U.S. Federal Reserve chair Ben Bernanke said Wednesday that Fed officials expect a moderate economic recovery to continue through this year after weak growth in the first three months of 2011.
Bernanke spoke at a historic news conference, the first time in the Fed's 98-year history that a chairman has begun holding regular sessions with reporters.
The news conference gave Bernanke a chance to drive a debate about Fed policy.
Critics have said the Fed's efforts to boost growth raise the risk of high inflation. Investors have been seeking clues about when the Fed will start raising interest rates to help slow price increases.
Earlier in the day, the central bank signalled that its $600-billion Treasury bond-buying program will end in June as planned because the economy has strengthened and companies are starting to hire more.

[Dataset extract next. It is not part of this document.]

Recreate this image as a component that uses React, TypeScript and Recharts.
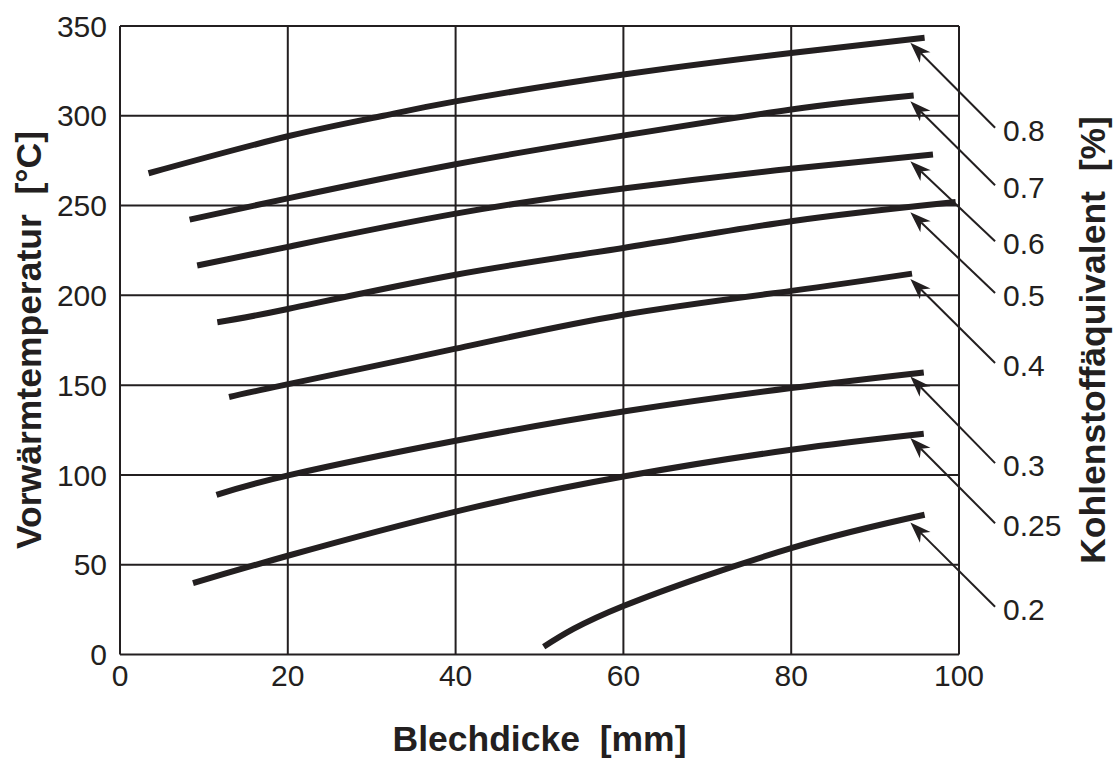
import React from 'react';
import { LineChart, Line, XAxis, YAxis, CartesianGrid, ReferenceLine, Customized } from 'recharts';

const xTicks = [0, 20, 40, 60, 80, 100];
const yTicks = [0, 50, 100, 150, 200, 250, 300, 350];

const ce08 = [
  { x: 3.4, y: 268 }, { x: 20, y: 288.6 }, { x: 31.4, y: 300 }, { x: 40, y: 308 },
  { x: 60, y: 323 }, { x: 80, y: 335 }, { x: 95.9, y: 343.5 },
];
const ce07 = [
  { x: 8.3, y: 242.2 }, { x: 20, y: 254 }, { x: 40, y: 273 }, { x: 60, y: 289 },
  { x: 80, y: 303.5 }, { x: 94.6, y: 311.3 },
];
const ce06 = [
  { x: 9.2, y: 216.6 }, { x: 20, y: 227 }, { x: 40, y: 245.5 },
  { x: 60, y: 259.5 }, { x: 80, y: 270.5 }, { x: 96.9, y: 278.4 },
];
const ce05 = [
  { x: 11.6, y: 185 }, { x: 20, y: 192.4 }, { x: 40, y: 211.5 },
  { x: 60, y: 226.4 }, { x: 80, y: 241.3 }, { x: 99.6, y: 252 },
];
const ce04 = [
  { x: 13, y: 143.4 }, { x: 19.5, y: 150 }, { x: 40, y: 170.3 }, { x: 60, y: 189.2 },
  { x: 80, y: 202.5 }, { x: 94.4, y: 212.1 },
];
const ce03 = [
  { x: 11.5, y: 88.9 }, { x: 20.3, y: 100 }, { x: 40, y: 119 }, { x: 60, y: 135.3 },
  { x: 80, y: 148.4 }, { x: 95.8, y: 157.1 },
];
const ce025 = [
  { x: 8.7, y: 39.7 }, { x: 20, y: 55 }, { x: 40, y: 79.6 },
  { x: 60, y: 99.1 }, { x: 80, y: 114 }, { x: 95.8, y: 122.9 },
];
const ce02 = [
  { x: 50.5, y: 4.3 }, { x: 60, y: 27 }, { x: 80, y: 59.2 }, { x: 95.9, y: 77.8 },
];

const curves = [ce08, ce07, ce06, ce05, ce04, ce03, ce025, ce02];
const curveLabels = ['0.8', '0.7', '0.6', '0.5', '0.4', '0.3', '0.25', '0.2'];
const arrowTipX = 94.2;
const arrowTailX = 104.3;
const arrowTipY = [340.7, 308.1, 274.7, 246.3, 209.1, 154.8, 120.5, 73.5];
const arrowTailY = [293.3, 261.3, 230.1, 201.3, 162.3, 106.6, 73.1, 26.6];

const INK = '#231f20';
const FONT = '"Liberation Sans", Arial, Helvetica, sans-serif';

function makeArrow(label: string) {
  return (p: any) => {
    const { x1, y1, x2, y2 } = p;
    const dx = x2 - x1;
    const dy = y2 - y1;
    const len = Math.hypot(dx, dy) || 1;
    const ux = dx / len;
    const uy = dy / len;
    const nx = -uy;
    const ny = ux;
    const hl = 21;
    const hw = 7.5;
    const notch = 15;
    const bx = x2 - ux * hl;
    const by = y2 - uy * hl;
    const pts = [
      [x2, y2],
      [bx + nx * hw, by + ny * hw],
      [x2 - ux * notch, y2 - uy * notch],
      [bx - nx * hw, by - ny * hw],
    ]
      .map((q) => q.join(','))
      .join(' ');
    return (
      <g>
        <line x1={x1} y1={y1} x2={x2 - ux * notch} y2={y2 - uy * notch} stroke={INK} strokeWidth={2} />
        <polygon points={pts} fill={INK} />
        <text x={x1 + 8} y={y1 + 13} fontSize={30} fontFamily={FONT} fill={INK}>
          {label}
        </text>
      </g>
    );
  };
}

const Titles = () => (
  <g fontFamily={FONT} fontWeight="bold" fontSize={35.5} fill={INK}>
    <text x={539.5} y={751} textAnchor="middle" style={{ whiteSpace: 'pre' }}>
      {'Blechdicke  [mm]'}
    </text>
    <text transform="translate(41,340) rotate(-90)" textAnchor="middle" style={{ whiteSpace: 'pre' }}>
      {'Vorwärmtemperatur  [°C]'}
    </text>
    <text transform="translate(1105,340) rotate(-90)" textAnchor="middle" style={{ whiteSpace: 'pre' }}>
      {'Kohlenstoffäquivalent  [%]'}
    </text>
  </g>
);

export default function App() {
  return (
    <div style={{ position: 'absolute', left: 0, top: 0, background: '#fff' }}>
      <LineChart width={1113} height={760} margin={{ top: 26, right: 154, bottom: 65.5, left: 60 }}>
        <CartesianGrid stroke={INK} strokeWidth={2} />
        <XAxis
          type="number"
          dataKey="x"
          domain={[0, 100]}
          ticks={xTicks}
          axisLine={false}
          tickLine={false}
          tickMargin={4.5}
          height={40}
          interval={0}
          tick={{ fontSize: 30, fontFamily: FONT, fill: INK }}
        />
        <YAxis
          type="number"
          domain={[0, 350]}
          ticks={yTicks}
          axisLine={false}
          tickLine={false}
          tickMargin={7}
          width={60}
          interval={0}
          tick={{ fontSize: 30, fontFamily: FONT, fill: INK }}
        />
        {curves.map((c, i) => (
          <Line
            key={curveLabels[i]}
            data={c}
            dataKey="y"
            type="natural"
            stroke={INK}
            strokeWidth={6}
            dot={false}
            activeDot={false}
            isAnimationActive={false}
          />
        ))}
        {curveLabels.map((lab, i) => (
          <ReferenceLine
            key={'a' + lab}
            segment={[
              { x: arrowTailX, y: arrowTailY[i] },
              { x: arrowTipX, y: arrowTipY[i] },
            ]}
            ifOverflow="visible"
            shape={makeArrow(lab)}
          />
        ))}
        <Customized component={Titles} />
      </LineChart>
    </div>
  );
}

The central bank's monetary policy committee also said once again it would stay with "exceptionally low rates for an extended period of time," suggesting rates will not be hiked anytime soon.

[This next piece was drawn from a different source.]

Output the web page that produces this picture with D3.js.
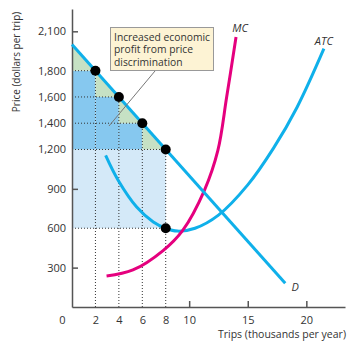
<!DOCTYPE html>
<html>
<head>
<meta charset="utf-8">
<script src="https://cdn.jsdelivr.net/npm/d3@7"></script>
<style>
  html, body { margin: 0; padding: 0; background: #fff; }
  svg { display: block; font-family: "Open Sans", sans-serif; }
</style>
</head>
<body>
<svg id="chart" width="351" height="351"></svg>
<script>
// 数据
const stepQty = [2, 4, 6, 8];
const stepPrice = [1800, 1600, 1400, 1200];
const atcPoint = [8, 600];
const demandLine = [[0, 2000], [18.2, 180]];
const mcCurve = [[2.95, 236], [5.2, 282], [7.8, 432], [9.45, 584], [11.3, 889], [12.45, 1193], [13.2, 1599], [14.0, 2056]];
const atcCurve = [[2.87, 1155], [3.95, 964], [5.52, 762], [6.94, 648], [8, 600], [9, 578], [10.5, 600], [12.5, 700], [15, 930], [17.2, 1210], [19.2, 1520], [21.5, 1968]];
const xTicks = [0, 2, 4, 6, 8, 10, 15, 20];
const xTickMarks = [10, 15, 20];
const yTicks = [300, 600, 900, 1200, 1400, 1600, 1800, 2100];
const yTickMarks = [300, 900, 2100];
const noteLines = ['Increased economic', 'profit from price', 'discrimination'];

const blue = '#0fb0ea';
const magenta = '#e5007e';
const axisColor = '#555';
const textColor = '#333';

const width = 351, height = 351;
const margin = { top: 9, right: 6, bottom: 44, left: 72 };

const svg = d3.select('#chart');

const x = d3.scaleLinear().domain([0, 23.3]).range([margin.left, width - margin.right]);
const y = d3.scaleLinear().domain([0, 2270]).range([height - margin.bottom, margin.top]);

// 需求曲线上的价格
const demandAt = d3.scaleLinear().domain([demandLine[0][0], demandLine[1][0]]).range([demandLine[0][1], demandLine[1][1]]);

// 阴影
const fills = svg.append('g');
const base = stepPrice[stepPrice.length - 1];
fills.append('rect')
  .attr('x', x(0))
  .attr('y', y(base))
  .attr('width', x(atcPoint[0]) - x(0))
  .attr('height', y(atcPoint[1]) - y(base))
  .attr('fill', '#d4e9f8');

stepQty.forEach(function (q, i) {
  let q0 = i == 0 ? 0 : stepQty[i - 1];
  let p = stepPrice[i];
  if (p > base) {
    fills.append('rect')
      .attr('x', x(q0))
      .attr('y', y(p))
      .attr('width', x(q) - x(q0))
      .attr('height', y(base) - y(p))
      .attr('fill', '#86c8ef');
  }
  fills.append('path')
    .attr('fill', '#c6e1c4')
    .attr('d', `M${x(q0)},${y(p)} V${y(demandAt(q0))} L${x(q)},${y(p)} Z`);
});

// 虚线
const dots = svg.append('g')
  .attr('stroke', '#333')
  .attr('stroke-width', 1)
  .attr('stroke-dasharray', '1,2');
stepQty.forEach(function (q, i) {
  dots.append('path').attr('d', `M${x(0)},${y(stepPrice[i])} H${x(q)}`);
  dots.append('path').attr('d', `M${x(q)},${y(0)} V${y(stepPrice[i])}`);
});
dots.append('path').attr('d', `M${x(0)},${y(atcPoint[1])} H${x(atcPoint[0])}`);

// 坐标轴
const xAxis = svg.append('g')
  .attr('transform', `translate(0 ${y(0)})`)
  .attr('font-family', null)
  .call(d3.axisBottom(x).tickValues(xTicks).tickSize(0).tickPadding(9));
xAxis.attr('font-family', null);
xAxis.select('.domain').attr('stroke', axisColor).attr('stroke-width', 1.5);
xAxis.selectAll('text')
  .attr('font-size', 11)
  .attr('fill', textColor)
  .attr('dx', d => d == 0 ? -10 : 0);

svg.append('g')
  .attr('transform', `translate(0 ${y(0)})`)
  .call(d3.axisBottom(x).tickValues(xTickMarks).tickSizeInner(-6).tickSizeOuter(0).tickFormat(''))
  .call(g => g.select('.domain').remove())
  .selectAll('line').attr('stroke', axisColor).attr('stroke-width', 1.5);

const yAxis = svg.append('g')
  .attr('transform', `translate(${x(0)} 0)`)
  .call(d3.axisLeft(y).tickValues(yTicks).tickFormat(d3.format(',')).tickSizeInner(-6).tickSizeOuter(0).tickPadding(6));
yAxis.attr('font-family', null);
yAxis.select('.domain').attr('stroke', axisColor).attr('stroke-width', 1.5);
yAxis.selectAll('.tick line')
  .attr('stroke', axisColor)
  .attr('stroke-width', 1.5)
  .attr('opacity', d => yTickMarks.includes(d) ? 1 : 0);
yAxis.selectAll('text')
  .attr('font-size', 11)
  .attr('fill', textColor);

// 曲线
const line = d3.line().x(d => x(d[0])).y(d => y(d[1])).curve(d3.curveCatmullRom.alpha(0.5));
const curves = svg.append('g').attr('fill', 'none').attr('stroke-width', 3);
curves.append('path').attr('stroke', blue).attr('d', line(atcCurve));
curves.append('path').attr('stroke', magenta).attr('d', line(mcCurve));
curves.append('path').attr('stroke', blue).attr('d', d3.line().x(d => x(d[0])).y(d => y(d[1]))(demandLine));

// 点
const points = stepQty.map((q, i) => [q, stepPrice[i]]).concat([atcPoint]);
svg.append('g').selectAll('circle').data(points).enter()
  .append('circle')
  .attr('cx', d => x(d[0]))
  .attr('cy', d => y(d[1]))
  .attr('r', 5)
  .attr('fill', '#000');

// 曲线标签
const labels = svg.append('g')
  .attr('font-size', 11)
  .attr('font-style', 'italic')
  .attr('fill', textColor)
  .attr('text-anchor', 'middle');
labels.append('text').attr('x', x(mcCurve[mcCurve.length - 1][0]) + 4).attr('y', y(mcCurve[mcCurve.length - 1][1]) - 5).text('MC');
labels.append('text').attr('x', x(atcCurve[atcCurve.length - 1][0])).attr('y', y(atcCurve[atcCurve.length - 1][1]) - 4).text('ATC');
labels.append('text').attr('x', x(demandLine[1][0]) + 10).attr('y', y(demandLine[1][1]) + 8).text('D');

// 注释
const note = svg.append('g');
note.append('line')
  .attr('x1', 155).attr('y1', 71)
  .attr('x2', 109).attr('y2', 126)
  .attr('stroke', '#777')
  .attr('stroke-width', 1);
note.append('rect')
  .attr('x', 110.5).attr('y', 27.5)
  .attr('width', 103).attr('height', 43)
  .attr('fill', '#fdf3d4')
  .attr('stroke', '#999')
  .attr('stroke-width', 1);
note.selectAll('text').data(noteLines).enter()
  .append('text')
  .attr('x', 114)
  .attr('y', (d, i) => 40.5 + i * 12.5)
  .attr('font-size', 10.3)
  .attr('fill', textColor)
  .text(d => d);

// 轴标题
svg.append('text')
  .attr('transform', `translate(20 62) rotate(-90)`)
  .attr('text-anchor', 'middle')
  .attr('font-size', 10)
  .attr('fill', textColor)
  .text('Price (dollars per trip)');
svg.append('text')
  .attr('x', 346)
  .attr('y', 338)
  .attr('text-anchor', 'end')
  .attr('font-size', 10.5)
  .attr('fill', textColor)
  .text('Trips (thousands per year)');
</script>
</body>
</html>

It downplayed inflation risks. It acknowledged a spike in oil prices, but concluded that the pickup in inflation will be temporary.
Asked what "extended period" meant, Bernanke suggested the Fed would take "a couple of meetings" between dropping that wording and actually raising rates, but that would depend on how fast inflation increased.
Ending a two-day meeting, the Fed made no changes to the bond-buying program. The decision was unanimous.
The bond purchases were intended to boost stock prices and lower loan rates, encouraging spending. But critics worried that the purchases would feed inflation.
Even though the bond-buying program is scheduled to end in June, the Fed said it's continuing a separate support program. It's reinvesting about $17 billion a month in proceeds from its portfolio of mortgage securities to buy Treasury debt.
That should help keep rates low on mortgages and other consumer loans.
"Our view," he said, "is that the end of the program is unlikely to have significant effects on financial markets or the economy."
Fed revises forecast
The Fed also released an updated forecast Wednesday for the U.S. economy. It was more upbeat about the prospects for employment for the rest of this year.
The bank projected the economy will grow between 3.1 per cent and 3.3 per cent this year. This was a downward revision from its last forecast, which saw growth possibly as high as 3.9 per cent this year. The new forecast reflects slower growth in the first three months of this year because of higher energy costs.
The Fed's latest outlook foresaw lower unemployment than was expected in January. The unemployment rate, which stood at 9.8 per cent in November, has fallen to 8.8 per cent. The Fed's new forecast projected the unemployment rate will fall to between 8.4 per cent and 8.7 per cent by the end of the year.
The Fed estimated inflation would be between 2.1 and 2.8 per cent by the end of 2011. That was up from its prediction in January of between 1.3 and 1.7 per cent.
Economists think the Fed will start raising rates later this year or early next year.
CIBC World Markets economist Avery Shenfeld said the Fed's view of U.S. economic conditions was "only a shade less optimistic than in March, when it said that growth was on a 'firmer footing' and now only says it is on a 'moderate pace,'" with inflation pressures subdued.
"We continue to see the Fed on hold in terms of overnight rates through 2012," Shenfeld said.
Higher rates would reduce borrowing and spending and make companies less inclined to boost prices.
The Fed has kept its key rate near zero since December 2008.